Utah will play host to its first U.S. Amateur Championship May 27-29.
For the first time, this tournament will be split between East and West. The Eastern tournament will be at the Somerset Hilton, Somerset, N.J., on the same dates.
The Western tournament will be at the Snowbird Ski and Summer Resort in Little Cottonwood Canyon.Both tournaments will be conducted as six-round Swiss system meets - that is, winners play winners and losers play losers; there are no eliminations.
The Western tournament will be conducted in two sections: "open" and "reserve."
The open section is open to all players who have a national U.S. Chess Federation (USCF) rating less than 2200.
The reserve section is open to all players whose rating is less than 1800.
Because it is an amateur championship, no cash prizes will be awarded. The five top-scoring players in each section will receive engraved trophies. Trophies will also be awarded in both sections for the highest- scoring player age 55 and over, top junior under 16 and under 13.
In the open section, trophies will go to the top two players in classes A, B, C and to the top woman player.
The reserve section will have trophies for the highest scoring players, under 11 and under 9, the two top players in classes C, D, E and below, unrated and top woman player.
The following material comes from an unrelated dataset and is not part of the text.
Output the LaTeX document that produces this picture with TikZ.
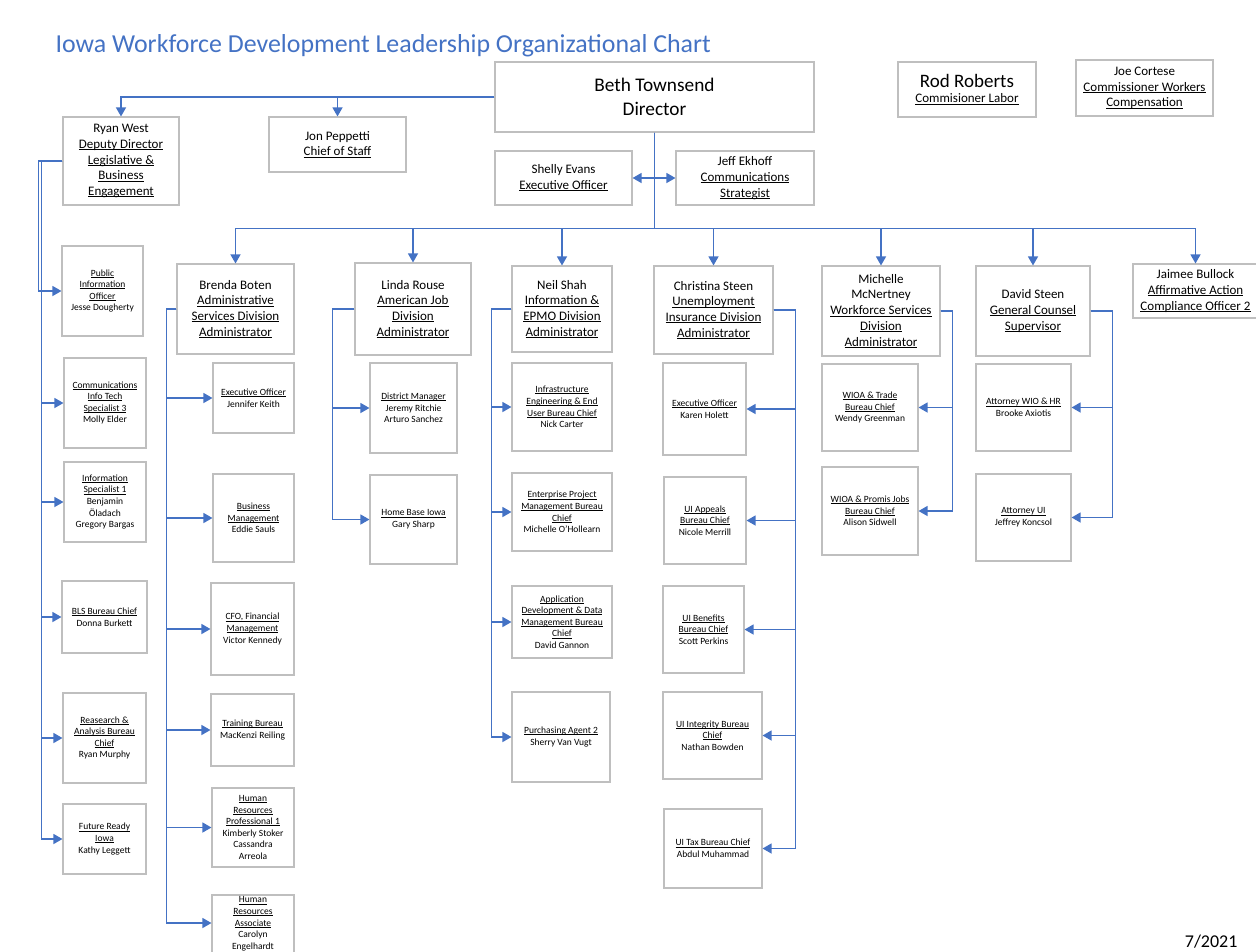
\documentclass[tikz,border=0pt]{standalone}
\usepackage{fontspec}
\setmainfont{Carlito}
\usepackage{xcolor}
\usepackage{tikz}
\usetikzlibrary{arrows.meta}
\usetikzlibrary{positioning}

\definecolor{iwdblue}{HTML}{4472C4}
\definecolor{boxgray}{HTML}{BFBFBF}

\newcommand{\uln}[1]{\setbox0\hbox{#1}\rlap{\rule[-0.14em]{\wd0}{0.07em}}\box0}

\tikzset{
  box/.style={draw=boxgray, line width=1.1pt, align=center, inner sep=1pt, text=black},
  small/.style={box, font=\fontsize{9.5}{11.6}\selectfont},
  mid/.style={box, font=\fontsize{13}{15.7}\selectfont},
  conn/.style={draw=iwdblue, line width=1.3pt},
  arr/.style={conn, -{Triangle[length=9pt,width=10pt]}},
}

\begin{document}
\begin{tikzpicture}[x=1pt,y=-1pt]

  \useasboundingbox (0,0) rectangle (1256,951);
  \clip (0,0) rectangle (1256,951);

  \node[anchor=base west, text=iwdblue, font=\fontsize{25.9}{30}\selectfont] (title) at (52,52)
    {Iowa Workforce Development Leadership Organizational Chart};

  % top row
  \node[box, font=\fontsize{19.3}{24}\selectfont, minimum width=319, minimum height=70] (director) at (654.5,97)
    {Beth Townsend\\Director};
  \node[box, minimum width=138, minimum height=55] (rod) at (967,89.5)
    {{\fontsize{19}{21}\selectfont Rod Roberts}\\[3pt]{\fontsize{13}{15}\selectfont\uln{Commisioner Labor}}};
  \node[mid, minimum width=137, minimum height=56] (joe) at (1144.5,88)
    {Joe Cortese\\\uln{Commissioner Workers}\\\uln{Compensation}};

  \node[mid, minimum width=116, minimum height=88] (ryan) at (121,161)
    {Ryan West\\\uln{Deputy Director}\\\uln{Legislative \&}\\\uln{Business}\\\uln{Engagement}};
  \node[mid, minimum width=137, minimum height=55] (jon) at (337.5,144.5)
    {Jon Peppetti\\\uln{Chief of Staff}};
  \node[mid, minimum width=137, minimum height=54] (shelly) at (563.5,178)
    {Shelly Evans\\\uln{Executive Officer}};
  \node[mid, minimum width=138, minimum height=54] (jeff) at (745,178)
    {Jeff Ekhoff\\\uln{Communications}\\\uln{Strategist}};

  % deputy director column
  \node[small, minimum width=81, minimum height=90] (pio) at (102.5,291)
    {\uln{Public}\\\uln{Information}\\\uln{Officer}\\Jesse Dougherty};
  \node[small, minimum width=82, minimum height=90] (commit) at (105,403)
    {\uln{Communications}\\\uln{Info Tech}\\\uln{Specialist 3}\\Molly Elder};
  \node[small, minimum width=82, minimum height=80] (infospec) at (105,502)
    {\uln{Information}\\\uln{Specialist 1}\\Benjamin\\Öladach\\Gregory Bargas};
  \node[small, minimum width=85, minimum height=72] (bls) at (104.5,617)
    {\uln{BLS Bureau Chief}\\Donna Burkett};
  \node[small, minimum width=83, minimum height=90] (research) at (104.5,738)
    {\uln{Reasearch \&}\\\uln{Analysis Bureau}\\\uln{Chief}\\Ryan Murphy};
  \node[small, minimum width=83, minimum height=70] (future) at (104.5,839)
    {\uln{Future Ready}\\\uln{Iowa}\\Kathy Leggett};

  % division heads
  \node[mid, minimum width=117, minimum height=90] (brenda) at (235.5,309)
    {Brenda Boten\\\uln{Administrative}\\\uln{Services Division}\\\uln{Administrator}};
  \node[mid, minimum width=116, minimum height=92] (linda) at (413,309)
    {Linda Rouse\\\uln{American Job}\\\uln{Division}\\\uln{Administrator}};
  \node[mid, minimum width=100, minimum height=86] (neil) at (562,309)
    {Neil Shah\\\uln{Information \&}\\\uln{EPMO Division}\\\uln{Administrator}};
  \node[mid, minimum width=119, minimum height=88] (christina) at (713.5,310)
    {Christina Steen\\\uln{Unemployment}\\\uln{Insurance Division}\\\uln{Administrator}};
  \node[mid, minimum width=118, minimum height=90] (michelle) at (881,311)
    {Michelle\\McNertney\\\uln{Workforce Services}\\\uln{Division}\\\uln{Administrator}};
  \node[mid, minimum width=114, minimum height=90] (david) at (1033,311)
    {David Steen\\\uln{General Counsel}\\\uln{Supervisor}};
  \node[mid, minimum width=125, minimum height=54] (jaimee) at (1195.5,291)
    {Jaimee Bullock\\\uln{Affirmative Action}\\\uln{Compliance Officer 2}};

  % administrative services
  \node[small, minimum width=81, minimum height=70] (bexec) at (253.5,398)
    {\uln{Executive Officer}\\Jennifer Keith};
  \node[small, minimum width=81, minimum height=88] (bizmgmt) at (253.5,518)
    {\uln{Business}\\\uln{Management}\\Eddie Sauls};
  \node[small, minimum width=83, minimum height=92] (cfo) at (252.5,629)
    {\uln{CFO, Financial}\\\uln{Management}\\Victor Kennedy};
  \node[small, minimum width=83, minimum height=72] (training) at (252.5,730)
    {\uln{Training Bureau}\\MacKenzi Reiling};
  \node[small, minimum width=82, minimum height=79] (hrpro) at (253,827.5)
    {\uln{Human}\\\uln{Resources}\\\uln{Professional 1}\\Kimberly Stoker\\Cassandra\\Arreola};
  \node[small, minimum width=82, minimum height=70, text depth=14pt] (hrassoc) at (253,930)
    {\uln{Human}\\\uln{Resources}\\\uln{Associate}\\Carolyn\\Engelhardt};

  % american job
  \node[small, minimum width=87, minimum height=90] (dm) at (413.5,408)
    {\uln{District Manager}\\Jeremy Ritchie\\Arturo Sanchez};
  \node[small, minimum width=87, minimum height=89] (hbi) at (413.5,519.5)
    {\uln{Home Base Iowa}\\Gary Sharp};

  % information & epmo
  \node[small, minimum width=100, minimum height=88] (infra) at (562,407)
    {\uln{Infrastructure}\\\uln{Engineering \& End}\\\uln{User Bureau Chief}\\Nick Carter};
  \node[small, minimum width=100, minimum height=78] (epm) at (562,512)
    {\uln{Enterprise Project}\\\uln{Management Bureau}\\\uln{Chief}\\Michelle O'Hollearn};
  \node[small, minimum width=100, minimum height=72] (appdev) at (562,622)
    {\uln{Application}\\\uln{Development \& Data}\\\uln{Management Bureau}\\\uln{Chief}\\David Gannon};
  \node[small, minimum width=98, minimum height=90] (purch) at (561,737)
    {\uln{Purchasing Agent 2}\\Sherry Van Vugt};

  % unemployment insurance
  \node[small, minimum width=83, minimum height=92] (uiexec) at (704.5,409)
    {\uln{Executive Officer}\\Karen Holett};
  \node[small, minimum width=82, minimum height=87] (uiappeals) at (705,520.5)
    {\uln{UI Appeals}\\\uln{Bureau Chief}\\Nicole Merrill};
  \node[small, minimum width=81, minimum height=87] (uibenefits) at (703.5,629.5)
    {\uln{UI Benefits}\\\uln{Bureau Chief}\\Scott Perkins};
  \node[small, minimum width=99, minimum height=87] (uiintegrity) at (712.5,735.5)
    {\uln{UI Integrity Bureau}\\\uln{Chief}\\Nathan Bowden};
  \node[small, minimum width=98, minimum height=79] (uitax) at (713,848.5)
    {\uln{UI Tax Bureau Chief}\\Abdul Muhammad};

  % workforce services
  \node[small, minimum width=96, minimum height=87] (wioatrade) at (870,407.5)
    {\uln{WIOA \& Trade}\\\uln{Bureau Chief}\\Wendy Greenman};
  \node[small, minimum width=96, minimum height=88] (wioapj) at (870,511)
    {\uln{WIOA \& Promis Jobs}\\\uln{Bureau Chief}\\Alison Sidwell};

  % general counsel
  \node[small, minimum width=95, minimum height=87] (attwio) at (1023.5,407.5)
    {\uln{Attorney WIO \& HR}\\Brooke Axiotis};
  \node[small, minimum width=95, minimum height=87] (attui) at (1023.5,517.5)
    {\uln{Attorney UI}\\Jeffrey Koncsol};

  \node[anchor=base east, font=\fontsize{18}{20}\selectfont] (date) at (1241,947) {7/2021};

  % connectors
  \draw[arr] (director.west) -| (ryan.north);
  \draw[arr] (director.west) -| (jon.north);
  \draw[conn, {Triangle[length=9pt,width=10pt]}-{Triangle[length=9pt,width=10pt]}] (shelly.east) -- (jeff.west);
  \foreach \d in {brenda,linda,neil,christina,michelle,david,jaimee}
    \draw[arr] (director.south) -- ++(0,96) -| (\d.north);

  \draw[arr] (ryan.west) -- ++(-24,0) |- (pio.west);
  \foreach \c in {commit,infospec,bls,research,future}
    \draw[arr] (ryan.west) -- ++(-21,0) |- (\c.west);

  \foreach \c in {bexec,bizmgmt,cfo,training,hrpro}
    \draw[arr] (brenda.west) -- ++(-10,0) |- (\c.west);
  \draw[arr] (brenda.west) -- ++(-10,0) |- ([yshift=7pt]hrassoc.west);
  \foreach \c in {dm,hbi}
    \draw[arr] (linda.west) -- ++(-22,0) |- (\c.west);
  \foreach \c in {infra,epm,appdev,purch}
    \draw[arr] (neil.west) -- ++(-20,0) |- (\c.west);
  \foreach \c in {uiexec,uiappeals,uibenefits,uiintegrity,uitax}
    \draw[arr] (christina.east) -- ++(22,0) |- (\c.east);
  \foreach \c in {wioatrade,wioapj}
    \draw[arr] (michelle.east) -- ++(12,0) |- (\c.east);
  \foreach \c in {attwio,attui}
    \draw[arr] (david.east) -- ++(22,0) |- (\c.east);

\end{tikzpicture}
\end{document}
The entry fees are $30 and $15 for players under 18 if paid in advance. However, the fees will be increased $5 if paid at the playing site.
Times for the rounds are:
Round 1: May 27, 1 p.m.
Round 2: May 27, 6 p.m.
Round 3: May 28, 10 a.m.
Round 4: May 28, 4 p.m.
Round 5: May 29, 9 a.m.
Round 6: May 29, 4 p.m.
The tournament will be directed by Robert Tanner, president of the Utah Chess Association and a USCF certified senior tournament director.
At the time of registration, any player may apply for one bye.
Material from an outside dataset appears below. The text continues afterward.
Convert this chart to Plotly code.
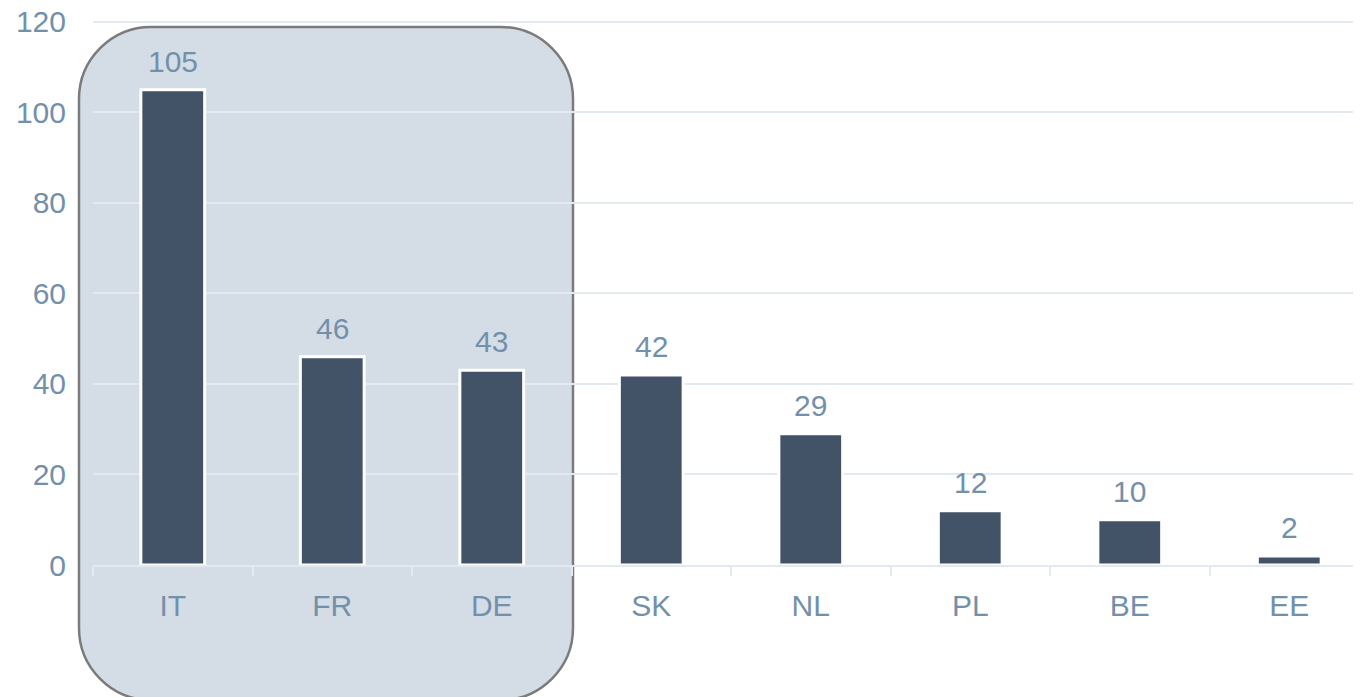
import plotly.graph_objects as go

categories = ["IT", "FR", "DE", "SK", "NL", "PL", "BE", "EE"]
values = [105, 46, 43, 42, 29, 12, 10, 2]
y_ticks = [0, 20, 40, 60, 80, 100, 120]

W, H = 1361, 697
OFF = 8  # page body margin
ML, MR, MT, MB = 85, 0, 12, 140
PW, PH = W - ML - MR, H - MT - MB

BAR = "#425267"
TXT = "#7390ab"
GRID = "#e3e9f1"
FONT = "Liberation Sans, Arial, sans-serif"
FS = 30

fig = go.Figure()
fig.add_trace(go.Bar(
    x=categories, y=values, width=0.4,
    marker=dict(color=BAR, line=dict(color="white", width=3)),
    hoverinfo="skip",
))

for c, v in zip(categories, values):
    fig.add_annotation(x=c, y=v, text=str(v), showarrow=False,
                       yanchor="bottom", yshift=10,
                       font=dict(family=FONT, size=FS, color=TXT))

# rounded highlight box (page pixel -> paper helper)
def px(x):
    return (x - OFF - ML) / PW
def py(y):
    return (H - MB - (y - OFF)) / PH

L, R, T, B, r = 79, 573, 27, 700, 72
k = 0.45
path = (
    f"M {px(L)},{py(T + r)} "
    f"C {px(L)},{py(T + r * k)} {px(L + r * k)},{py(T)} {px(L + r)},{py(T)} "
    f"L {px(R - r)},{py(T)} "
    f"C {px(R - r * k)},{py(T)} {px(R)},{py(T + r * k)} {px(R)},{py(T + r)} "
    f"L {px(R)},{py(B - r)} "
    f"C {px(R)},{py(B - r * k)} {px(R - r * k)},{py(B)} {px(R - r)},{py(B)} "
    f"L {px(L + r)},{py(B)} "
    f"C {px(L + r * k)},{py(B)} {px(L)},{py(B - r * k)} {px(L)},{py(B - r)} Z"
)
fig.add_shape(type="path", path=path, xref="paper", yref="paper",
              fillcolor="#d4dde6", line=dict(color="#7b7b7b", width=2.5),
              layer="below")

fig.update_layout(
    width=W, height=H,
    margin=dict(l=ML, r=MR, t=MT, b=MB, pad=0, autoexpand=False),
    paper_bgcolor="white", plot_bgcolor="rgba(0,0,0,0)",
    showlegend=False, bargap=0.6,
    font=dict(family=FONT, size=FS, color=TXT),
)
fig.update_xaxes(
    type="category", showgrid=False, showline=True, linecolor=GRID, linewidth=2,
    ticks="outside", tickson="boundaries", ticklen=9, tickcolor=GRID, tickwidth=2,
    ticklabelstandoff=13, tickfont=dict(size=FS, color=TXT, family=FONT),
    range=[-0.5, len(categories) - 0.5], fixedrange=True, automargin=False,
)
fig.update_yaxes(
    range=[0, 120.4], tickvals=y_ticks, showgrid=True, gridcolor=GRID, gridwidth=2,
    zeroline=False, showline=False, ticks="", ticklabelstandoff=26,
    ticklabeloverflow="allow", automargin=False,
    tickfont=dict(size=FS, color=TXT, family=FONT), fixedrange=True,
)

fig.write_html("out.html")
An awards ceremony will be held for the open section before the final round. The trophies will be sent to the winners by the U.S. Chess Federation after they have been engraved.
Craig Bishop, a Colorado artist, has prepared a special poster that will be available as a souvenir of the tournament. Chess books and equipment will also be sold during the tournament at Snowbird.
Any local chess buff and patron may be of service by furnishing "wheels" for out-of-state players.
-ELITIST? - "Is chess becoming too elitist at the international levels?" This question is asked by Robert Byrne, chess editor of the New York Times.
"That is the direction the game is taking when sponsors arrange tournaments in which a small number of the highest-ranking grandmasters on the International Chess Federation's (FIDE) computer list play a double-round event. Formerly, the 16-player single round-robin format was standard.
"One of the reasons for this is the competition among the sponsors to be able to boast in their advertisements that theirs is the top-ranked tournament of the year - not just players but also tournaments bear an International Chess Federation ranking number.
"Sure to be one of the contenders this year is the Max Euwe Memorial Tournament sponsored by the Verenigde Spaarbank in Amsterdam. In this event there were only four players, and all were world championship candidates in the current cycle.
"Jan Timman of the Netherlands spurted into the lead with 31/2 points out of the first four rounds and took the prize with 41/2-11/2."
-CONGRATULATIONS TO THE SOLVERS! - Covert Copier, Ardean Watts, E.O. Smith, Hal Knight, Robert Tanner, Mark Stranger, Mel Puller, Paul R. Lindeman, Hal Harmon, Dean Thompson, Mark H. Timothy, David D. Kirk, William DeVroom, Kay Lundstrom, John Nielson, Brian Griffith, Ken Frost, Raymond Linner, Wendell R. Hurst, Alan E. Brown, Joan Nay, Allan Nicholas, Michael Marsch and Erick DeMillard.